Neurosurgical Planning with Robust Eloquent area Delineation from Individualized Connectivity-based Techniques (NeuroPREDICT) - Project Summary/Abstract
The idiosyncrasies of the human brain require that individualized mapping of functional regions be performed
before surgical interventions for cancer or epilepsy. The success of this mapping procedure has direct effects
on surgical outcomes and preserving cognitive and sensory function post-surgery. Current gold standard
procedures for pre-surgical mapping are invasive, time-consuming, and technically demanding. Several
non-invasive procedures have emerged in recent years; however, they have not yet displaced the gold
standard procedures. Task-based functional magnetic resonance imaging (t-fMRI), the most widely used
non-invasive pre-surgical mapping technique, requires that patients perform cognitive or motor tasks
while in the scanner—a time-consuming and expensive procedure. Also, not all patients can perform fMRI
tasks due to language barriers, sensory deficits, being unconscious, etc. Connectome Fingerprinting (CF) is a
recently developed technique that uses machine learning to train a model capable of predicting
functional brain activation from task-free resting-state fMRI (rs-fMRI). Once trained on a set of t-fMRI and rs-
fMRI data, an unseen subject's unique pattern of brain activation can be predicted using only an rs-fMRI scan
of their brain—therefore eliminating the need to perform tasks during the fMRI scan. Despite the promise of
CF, the accuracy of the current best practice modeling techniques is not high enough yet to be clinically
useful and studies applying CF have nearly always used healthy populations. Much research remains to be
done to increase the accuracy of CF models before they can be deployed for pre-surgical mapping.

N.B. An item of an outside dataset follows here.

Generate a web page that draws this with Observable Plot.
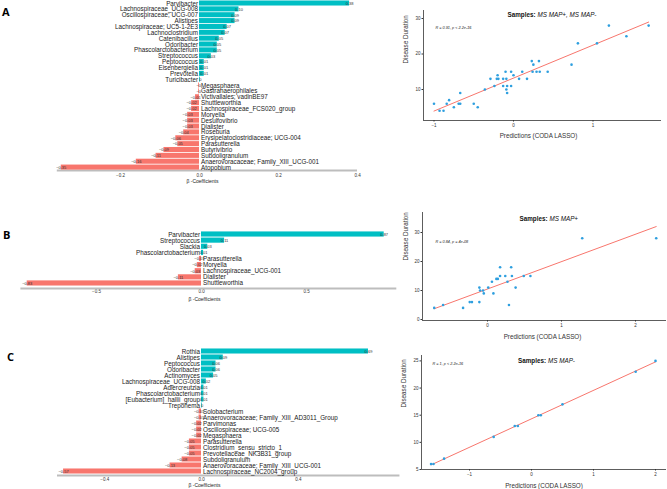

The long-term objective of the research proposed here is to develop a software application that combines
applied machine learning with medical imaging to provide a non-invasive means for mapping the brains of
neurosurgical patients before surgery. Importantly, we aim to increase the accuracy of CF modeling by
expanding the modeling efforts to probabilistic Bayesian approaches that leverage prior information from the
structure of the data. We will test a wide array of tunable data and model parameters to arrive at a current
recommendation for best practices in CF research and applications. Finally, we will test our modeling procedures
with a dataset of healthy control and pre-surgical patients diagnosed with brain tumors. We will test the software's
ability to accurately predict functional brain organization in these patients and adaptively retrain the models to
produce the most accurate results. This work has the potential to revolutionize pre-surgical brain mapping and
expand its applicability to a greater number of patients.